Lufthansa has struggled to cut costs and pursue growth as it has dealt with labour challenges in recent years. It issued two profit warnings last year and dropped a target of reaching an operating margin of 8% that year.
"We definitely lag behind some of our competitors when it comes to financial performance," chief executive Carsten Spohr told the capital markets day audience.
The group said today it had not abandoned the 8% target, though it has now been pushed back to later in the decade as part of new mid-term targets for 2028 and 2030.

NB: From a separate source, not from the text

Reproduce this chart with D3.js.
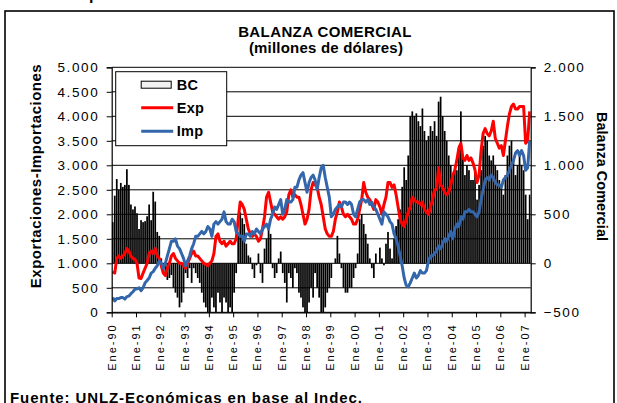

Lufthansa is pursuing an ambitious group-wide turnaround programme announced last year. The capital markets day was designed to reassure investors that the programme is going as planned.
In particular, Lufthansa is looking to revive its "problem child" core airline as it struggles to clamp down on rising costs that have raised concerns among analysts and investors.
Lufthansa now expects its adjusted operating margin to reach 8-10% from 2028, up from a previous goal of 8%, and adjusted free cash flow of more than €2.5 billion a year, Lufthansa said at its first company-wide capital markets day in six years.
Reuters reported last week that Lufthansa planned to cut about 20% of its non-operational staff.
The reductions will be made mainly in Germany and in consultation with social partners, the company said, where the airline group has struggled most with moderating costs.
It has said repeatedly that cost management is far easier at its other bases, such as Rome, where Lufthansa's minority-owned Italian carrier ITA Airways is based.
The group plans to add more than 230 new aircraft by 2030 and deepen cooperation among its airlines to improve returns.
That integration means it can invest more heavily in newer, more profitable subsidiaries and move resources away from cost-heavy parts of the company if needed, executives told Reuters.